Walsh, for his part, calls the allegations "false" and the article a "hit piece."
I’ve been thinking a lot about Walsh lately, not just because of the odd dynamic of his personal financial problems with the economic crisis and the federal government’s debt, but because of his now-famous YouTube video calling out the President, in which he tells Obama that the government can, indeed, get Social Security checks and the like out the door even if August 2nd passes with no deal.
And I’ve been thinking about that because I’ve seen similar arguments from economists and econ journalists far from Walsh’s place on the ideological spectrum, even if it’s much, much more complicated than Walsh’s wildly reductive spiel. Here’s CNBC’s John Carney in "Can the Treasury Really Run Out of Money"?
When the government writes a check, it goes to whomever is getting paid. The payee then deposits it in its own bank account. The bank then submits it to the Federal Reserve for clearing.
So far, that’s just pretty much the same thing that happens when anyone else writes a check. Except for something very strange—the Obama administration seems to be insisting the Federal Reserve would not allow the U.S. Treasury Department to overdraw its account.
[snip]
But rejecting a check written by the government of the United States would probably violate the dual mandate of the Fed to pursue maximum employment and price stability. A U.S. government that bounced checks would just introduce so much chaos the Fed would likely be obligated by its core mandates to credit the check.
That snippet is basically Carney just asking the question; he lays out scenarios for what might happen if… well, to put it simply, if the government just let the Treasury overdraw and was like, what.
Carney cites Dr.

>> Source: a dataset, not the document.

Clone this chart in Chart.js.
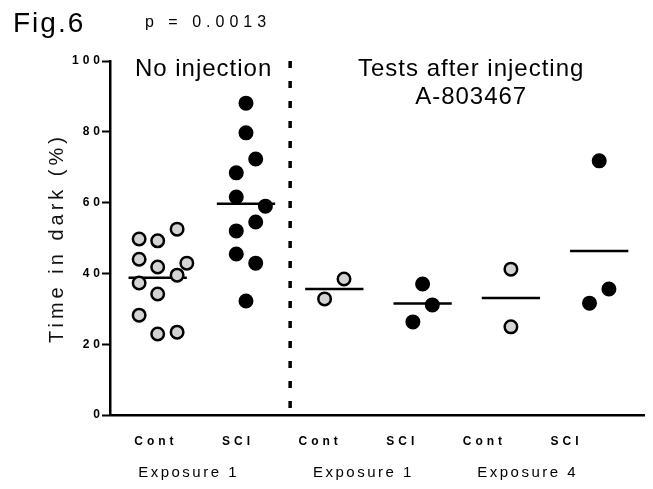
<!DOCTYPE html>
<html>
<head>
<meta charset="utf-8">
<script src="https://cdn.jsdelivr.net/npm/chart.js@4"></script>
<style>
  body { margin: 0; background: #fff; }
  canvas { display: block; }
</style>
</head>
<body>
<canvas id="figChart" width="653" height="489"></canvas>
<script>
// group labels under the x axis
const categories = ["Cont", "SCI", "Cont", "SCI", "Cont", "SCI"];
const exposures = ["Exposure 1", "Exposure 1", "Exposure 4"];
const yTicks = [0, 20, 40, 60, 80, 100];
const sectionTitles = [["No injection"], ["Tests after injecting", "A-803467"]];

// Time in dark (%) for every animal, per group
const cont1 = [49.7, 49.2, 52.5, 44.0, 41.8, 42.9, 39.5, 37.3, 34.2, 28.2, 22.9, 23.4];
const sci1 = [88.1, 79.7, 72.3, 68.4, 61.6, 59.0, 54.5, 52.0, 45.5, 42.9, 32.2];
const cont2 = [38.4, 32.8];
const sci2 = [37.0, 31.1, 26.3];
const cont3 = [41.2, 24.9];
const sci3 = [71.8, 35.6, 31.6];

// sideways spread of the dots inside a column (in column units)
const cont1Spread = [-0.21, 0, 0.22, -0.21, 0, 0.33, 0.22, -0.21, 0, -0.21, 0, 0.22];
const sci1Spread = [0, 0, 0.11, -0.11, -0.11, 0.22, 0.11, -0.11, -0.11, 0.11, 0];
const cont2Spread = [0.11, -0.11];
const sci2Spread = [0, 0.11, -0.11];
const cont3Spread = [0, 0];
const sci3Spread = [0, 0.11, -0.11];

const pValue = "p = 0.0013";
const figLabel = "Fig.6";

/* build datasets */
const FONT = '"Liberation Sans", Arial, sans-serif';
const groupValues = [cont1, sci1, cont2, sci2, cont3, sci3];
const groupSpread = [cont1Spread, sci1Spread, cont2Spread, sci2Spread, cont3Spread, sci3Spread];
const meanHalf = 0.33;
const dividerAt = 1.5;

const datasets = [];
groupValues.forEach((values, g) => {
    const isSCI = categories[g] === "SCI";
    datasets.push({
        type: "scatter",
        data: values.map((v, i) => ({ x: g + groupSpread[g][i], y: v })),
        backgroundColor: isSCI ? "#000" : "#d3d3d3",
        borderColor: "#000",
        borderWidth: 2.5,
        pointRadius: 6.25,
        order: 0,
    });
    const mean = values.reduce((a, b) => a + b, 0) / values.length;
    datasets.push({
        type: "line",
        data: [{ x: g - meanHalf, y: mean }, { x: g + meanHalf, y: mean }],
        borderColor: "#000",
        borderWidth: 2.5,
        pointRadius: 0,
        order: 2,
    });
});
// dashed separator between the two experiments
datasets.push({
    type: "line",
    data: [{ x: dividerAt, y: 100 }, { x: dividerAt, y: 0 }],
    borderColor: "#000",
    borderWidth: 3.5,
    borderDash: [7, 13],
    pointRadius: 0,
    order: 3,
});

/* plugins */
// GraphPad style wide letter spacing on axis text
const spacingPlugin = {
    id: "spacing",
    beforeLayout(chart) { chart.ctx.letterSpacing = "4px"; },
    beforeDraw(chart) { chart.ctx.letterSpacing = "4px"; },
};

const textPlugin = {
    id: "figText",
    afterDraw(chart) {
        const { ctx } = chart;
        const x = chart.scales.x;
        ctx.save();
        ctx.fillStyle = "#000";
        ctx.textBaseline = "alphabetic";

        ctx.textAlign = "left";
        ctx.letterSpacing = "2px";
        ctx.font = "28px " + FONT;
        ctx.fillText(figLabel, 13, 32);

        ctx.letterSpacing = "5px";
        ctx.font = "16px " + FONT;
        ctx.fillText(pValue, 145, 27);

        ctx.textAlign = "center";
        ctx.letterSpacing = "1px";
        ctx.font = "24px " + FONT;
        const titleAt = [0.52, 3.55];
        sectionTitles.forEach((lines, i) => {
            lines.forEach((line, j) => {
                ctx.fillText(line, x.getPixelForValue(titleAt[i]), 76 + j * 28);
            });
        });

        ctx.letterSpacing = "2.5px";
        ctx.font = "15px " + FONT;
        const expoAt = [0.35, 2.33, 4.19];
        exposures.forEach((t, i) => {
            ctx.fillText(t, x.getPixelForValue(expoAt[i]), 477);
        });
        ctx.restore();
    },
};

/* chart */
const labelStep = 0.93;
const labelShift = -0.02;

const figChart = new Chart(document.getElementById("figChart").getContext("2d"), {
    type: "scatter",
    data: { datasets },
    options: {
        responsive: false,
        animation: false,
        devicePixelRatio: 1,
        layout: { padding: { top: 61, right: 1, left: 0, bottom: 0 } },
        plugins: { legend: { display: false }, tooltip: { enabled: false } },
        scales: {
            x: {
                type: "linear",
                min: -0.54,
                max: 5.51,
                grid: { display: false, drawTicks: false },
                border: { display: true, color: "#000", width: 2.5 },
                afterBuildTicks: (scale) => {
                    scale.ticks = categories.map((c, i) => ({ value: i * labelStep + labelShift }));
                },
                afterFit: (scale) => { scale.height = 74; },
                ticks: {
                    autoSkip: false,
                    maxRotation: 0,
                    minRotation: 0,
                    padding: 19,
                    color: "#000",
                    font: { family: FONT, size: 12, weight: "bold" },
                    callback: (value, index) => categories[index],
                },
            },
            y: {
                min: 0,
                max: 100,
                grid: {
                    display: true,
                    drawOnChartArea: false,
                    drawTicks: true,
                    tickLength: 8,
                    tickWidth: 2,
                    tickColor: "#000",
                },
                border: { display: true, color: "#000", width: 2.5 },
                afterBuildTicks: (scale) => {
                    scale.ticks = yTicks.map((v) => ({ value: v }));
                },
                afterFit: (scale) => { scale.width = 110; },
                ticks: {
                    padding: -2,
                    color: "#000",
                    font: { family: FONT, size: 12, weight: "bold" },
                },
                title: {
                    display: true,
                    text: "Time in dark (%)",
                    color: "#111",
                    padding: { top: 45, bottom: 0 },
                    font: { family: FONT, size: 20, weight: "normal" },
                },
            },
        },
    },
    plugins: [spacingPlugin, textPlugin],
});
</script>
</body>
</html>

Peter Morici of the University of Maryland:
The Treasury could print money to pay bills and fully finance the government with the potential to drive up consumer prices. Even that could be benign, and if handled properly, be the most sensible strategy if the impasse lasts more than a week or so beyond August 2.
Inflation would make people freak out, but it’s an option.
Felix Salmon responds to Carney:
There’s no reason why this state of affairs couldn’t continue for months. Treasury would continue to spend money, as instructed by Congress in the budget, and Treasury’s overdraft at the Fed would continue to rise. The Fed, for its part, would have two choices when it came to cashing Treasury’s checks: it could either simply print the money, or else it could sell some of its assets — it owns $1.6 trillion in Treasury bonds — and use those proceeds instead. Either way, any bank presenting a check from Treasury could cash it, no problem.
One of his commenters calls this "a terribly pragmatic solution to a dogmatic problem."
You want more outré ideas? Here’s Joseph Weisenthal of Business Insider:
He pointed to an obscure provision in the 14th Amendment, saying he would unilaterally invoke it “without hesitation” to raise the debt ceiling, “and force the courts to stop me.”
have the Federal Reserve Board destroy the $1.6 trillion in government bonds it now holds.
There’s an element of pie-in-the-sky thinking, or rather pie-at-the-bottom-of-a-very-very-deep-hole. Is any of this a good idea? Not everyone thinks so (Jared Bernstein, Salmon again), but it’s interesting to see people responding to this historical debacle.
What’s going to happen IRL? The odds are, as you might guess, that the Democrats are mostly going to lose. Then there will probably be a "Super Committee." (If inflation really does become a problem, a regular committee would basically just be a breakout session.)